**DIRECTION:**
Return the lines below exactly, from the first line to the line that contains "off 15pt,shorten <=15pt]". Leave out pictures.

**RECORDS SHOWN:**
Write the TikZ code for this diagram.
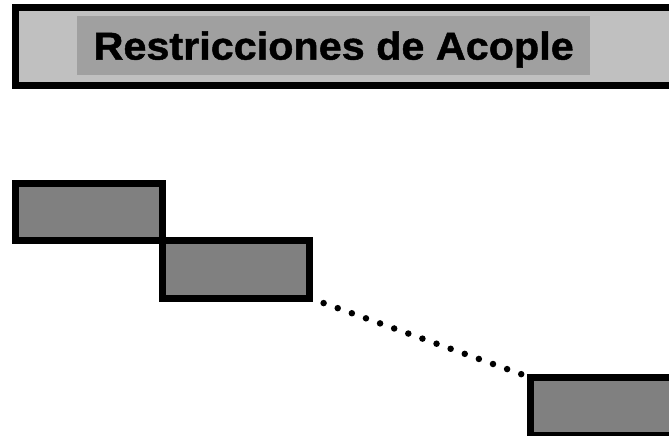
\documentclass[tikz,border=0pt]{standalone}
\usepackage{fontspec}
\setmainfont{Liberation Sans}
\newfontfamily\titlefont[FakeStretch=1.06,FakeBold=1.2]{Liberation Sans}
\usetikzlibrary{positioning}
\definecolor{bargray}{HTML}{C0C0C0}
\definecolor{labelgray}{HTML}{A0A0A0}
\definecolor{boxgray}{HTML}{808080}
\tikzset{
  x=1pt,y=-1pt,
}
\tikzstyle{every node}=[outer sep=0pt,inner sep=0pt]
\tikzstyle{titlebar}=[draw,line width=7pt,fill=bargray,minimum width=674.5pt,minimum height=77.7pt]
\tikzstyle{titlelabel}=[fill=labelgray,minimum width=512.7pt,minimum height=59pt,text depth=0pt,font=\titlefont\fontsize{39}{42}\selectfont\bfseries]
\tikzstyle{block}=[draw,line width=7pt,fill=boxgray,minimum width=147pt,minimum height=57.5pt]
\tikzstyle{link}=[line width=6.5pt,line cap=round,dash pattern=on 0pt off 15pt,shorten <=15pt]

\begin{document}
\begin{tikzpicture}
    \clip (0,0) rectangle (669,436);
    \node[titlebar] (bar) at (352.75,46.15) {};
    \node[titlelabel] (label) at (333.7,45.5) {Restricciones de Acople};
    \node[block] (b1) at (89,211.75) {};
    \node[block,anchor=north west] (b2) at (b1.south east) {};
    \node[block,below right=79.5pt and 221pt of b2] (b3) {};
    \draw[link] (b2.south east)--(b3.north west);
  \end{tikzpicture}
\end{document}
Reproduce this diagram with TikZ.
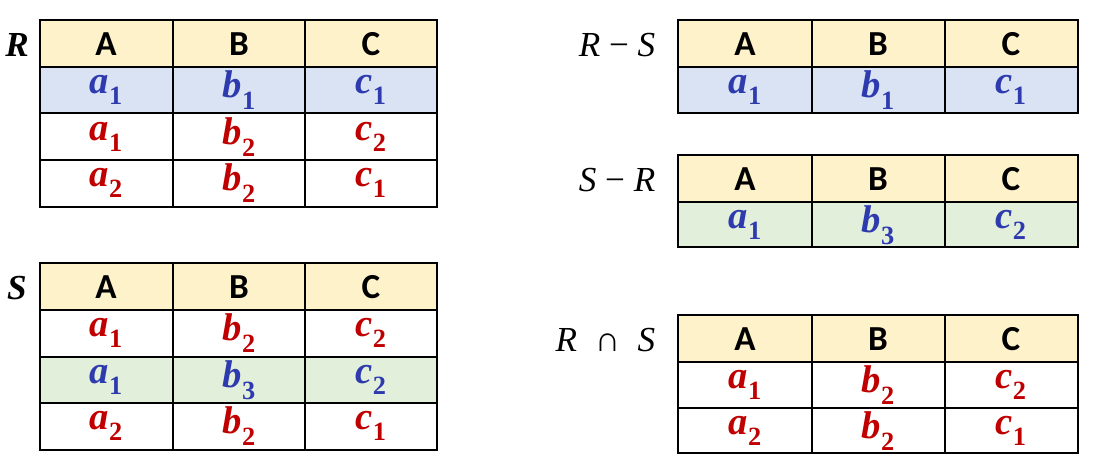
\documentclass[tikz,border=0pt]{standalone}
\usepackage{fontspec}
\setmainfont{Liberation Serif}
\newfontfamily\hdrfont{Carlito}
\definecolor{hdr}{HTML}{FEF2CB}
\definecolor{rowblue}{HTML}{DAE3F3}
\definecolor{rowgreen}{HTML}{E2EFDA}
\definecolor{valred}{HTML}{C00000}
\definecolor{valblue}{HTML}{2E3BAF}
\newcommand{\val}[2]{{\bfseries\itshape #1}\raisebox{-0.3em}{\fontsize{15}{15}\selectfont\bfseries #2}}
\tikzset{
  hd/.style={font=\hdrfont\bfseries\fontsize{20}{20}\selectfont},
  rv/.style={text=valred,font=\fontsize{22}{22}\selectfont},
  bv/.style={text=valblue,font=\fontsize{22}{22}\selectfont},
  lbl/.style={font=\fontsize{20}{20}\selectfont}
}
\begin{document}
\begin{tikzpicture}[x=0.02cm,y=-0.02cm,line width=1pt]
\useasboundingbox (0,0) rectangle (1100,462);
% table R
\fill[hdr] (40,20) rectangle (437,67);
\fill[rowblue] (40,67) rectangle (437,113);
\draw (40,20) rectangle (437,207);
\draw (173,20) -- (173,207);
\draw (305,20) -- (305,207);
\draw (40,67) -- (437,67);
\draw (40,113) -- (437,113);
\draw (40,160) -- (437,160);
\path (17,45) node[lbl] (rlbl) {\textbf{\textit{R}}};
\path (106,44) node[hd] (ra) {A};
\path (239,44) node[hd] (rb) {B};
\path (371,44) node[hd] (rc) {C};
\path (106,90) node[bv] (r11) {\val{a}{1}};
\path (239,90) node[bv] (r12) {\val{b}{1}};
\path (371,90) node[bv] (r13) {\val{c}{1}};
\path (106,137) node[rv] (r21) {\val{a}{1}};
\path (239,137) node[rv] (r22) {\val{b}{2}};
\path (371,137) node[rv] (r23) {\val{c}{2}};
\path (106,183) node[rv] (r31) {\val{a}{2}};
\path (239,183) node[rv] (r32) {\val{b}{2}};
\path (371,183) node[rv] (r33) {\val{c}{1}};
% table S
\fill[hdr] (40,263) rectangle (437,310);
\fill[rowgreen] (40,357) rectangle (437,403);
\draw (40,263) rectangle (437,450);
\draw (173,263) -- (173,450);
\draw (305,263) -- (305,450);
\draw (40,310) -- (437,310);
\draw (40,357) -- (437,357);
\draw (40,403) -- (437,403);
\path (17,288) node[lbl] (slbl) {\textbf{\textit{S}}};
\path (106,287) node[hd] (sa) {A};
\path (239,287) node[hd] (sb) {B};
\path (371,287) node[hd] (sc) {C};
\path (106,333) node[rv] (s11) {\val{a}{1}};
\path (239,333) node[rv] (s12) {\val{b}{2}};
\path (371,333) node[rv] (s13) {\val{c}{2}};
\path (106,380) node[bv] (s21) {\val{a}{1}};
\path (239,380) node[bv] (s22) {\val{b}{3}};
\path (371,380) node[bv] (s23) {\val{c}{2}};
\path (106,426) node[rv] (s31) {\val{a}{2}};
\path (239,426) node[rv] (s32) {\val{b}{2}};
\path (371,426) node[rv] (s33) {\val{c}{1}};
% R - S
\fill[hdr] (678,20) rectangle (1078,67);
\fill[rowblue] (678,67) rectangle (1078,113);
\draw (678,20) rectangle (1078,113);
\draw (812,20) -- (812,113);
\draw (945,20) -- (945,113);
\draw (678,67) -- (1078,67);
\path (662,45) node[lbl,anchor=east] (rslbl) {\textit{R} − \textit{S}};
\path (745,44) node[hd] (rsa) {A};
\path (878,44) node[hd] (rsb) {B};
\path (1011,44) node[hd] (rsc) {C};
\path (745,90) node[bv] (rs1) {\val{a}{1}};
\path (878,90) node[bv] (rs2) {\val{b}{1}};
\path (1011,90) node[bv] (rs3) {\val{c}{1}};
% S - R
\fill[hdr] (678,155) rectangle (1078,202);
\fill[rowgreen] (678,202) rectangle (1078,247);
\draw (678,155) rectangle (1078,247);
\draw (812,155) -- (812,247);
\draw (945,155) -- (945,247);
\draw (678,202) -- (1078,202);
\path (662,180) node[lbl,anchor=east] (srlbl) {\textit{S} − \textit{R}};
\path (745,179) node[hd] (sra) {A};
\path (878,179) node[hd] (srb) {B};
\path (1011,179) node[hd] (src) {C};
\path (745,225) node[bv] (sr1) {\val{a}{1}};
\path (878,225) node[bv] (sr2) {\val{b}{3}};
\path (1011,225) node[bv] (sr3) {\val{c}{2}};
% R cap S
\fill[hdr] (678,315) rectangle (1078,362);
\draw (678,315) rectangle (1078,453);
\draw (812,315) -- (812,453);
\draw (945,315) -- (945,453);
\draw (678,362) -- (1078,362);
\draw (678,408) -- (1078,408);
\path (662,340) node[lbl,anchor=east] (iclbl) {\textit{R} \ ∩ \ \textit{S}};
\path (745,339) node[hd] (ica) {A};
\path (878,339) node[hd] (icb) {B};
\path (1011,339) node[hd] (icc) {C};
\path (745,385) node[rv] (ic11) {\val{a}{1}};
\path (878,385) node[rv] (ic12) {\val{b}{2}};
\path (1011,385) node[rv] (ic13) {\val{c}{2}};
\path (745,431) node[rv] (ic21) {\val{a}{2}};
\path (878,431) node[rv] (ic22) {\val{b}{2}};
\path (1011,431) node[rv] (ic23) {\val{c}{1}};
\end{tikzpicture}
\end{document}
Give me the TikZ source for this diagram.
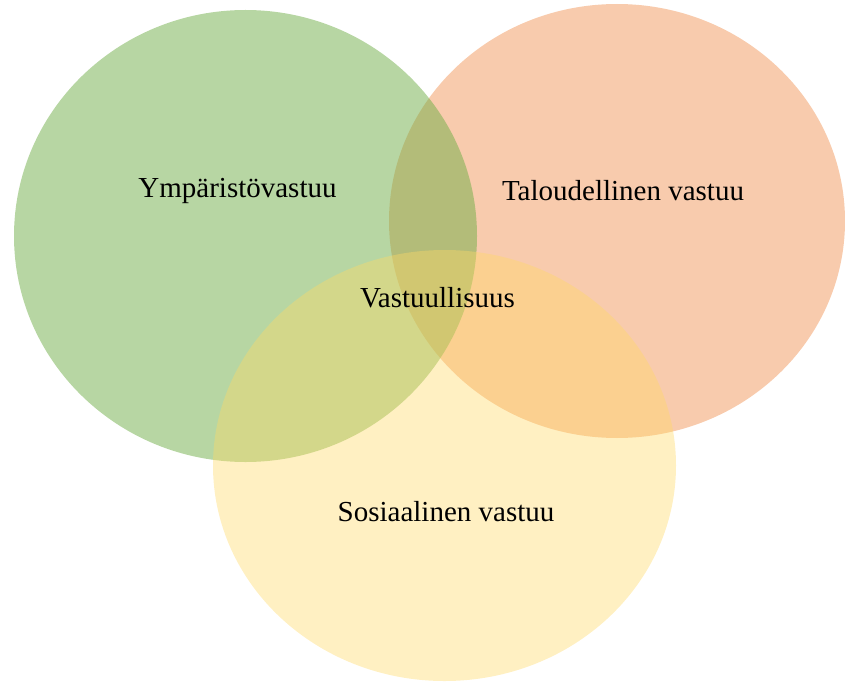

**RESULT BELOW:**
Write the TikZ code for this diagram.
\documentclass[tikz,border=0pt]{standalone}
\usepackage{fontspec}
\setmainfont{Liberation Sans}
\newfontfamily\titlefont[FakeStretch=1.06,FakeBold=1.2]{Liberation Sans}
\usetikzlibrary{positioning}
\definecolor{bargray}{HTML}{C0C0C0}
\definecolor{labelgray}{HTML}{A0A0A0}
\definecolor{boxgray}{HTML}{808080}
\tikzset{
  x=1pt,y=-1pt,
}
\tikzstyle{every node}=[outer sep=0pt,inner sep=0pt]
\tikzstyle{titlebar}=[draw,line width=7pt,fill=bargray,minimum width=674.5pt,minimum height=77.7pt]
\tikzstyle{titlelabel}=[fill=labelgray,minimum width=512.7pt,minimum height=59pt,text depth=0pt,font=\titlefont\fontsize{39}{42}\selectfont\bfseries]
\tikzstyle{block}=[draw,line width=7pt,fill=boxgray,minimum width=147pt,minimum height=57.5pt]
\tikzstyle{link}=[line width=6.5pt,line cap=round,dash pattern=on 0pt off 15pt,shorten <=15pt]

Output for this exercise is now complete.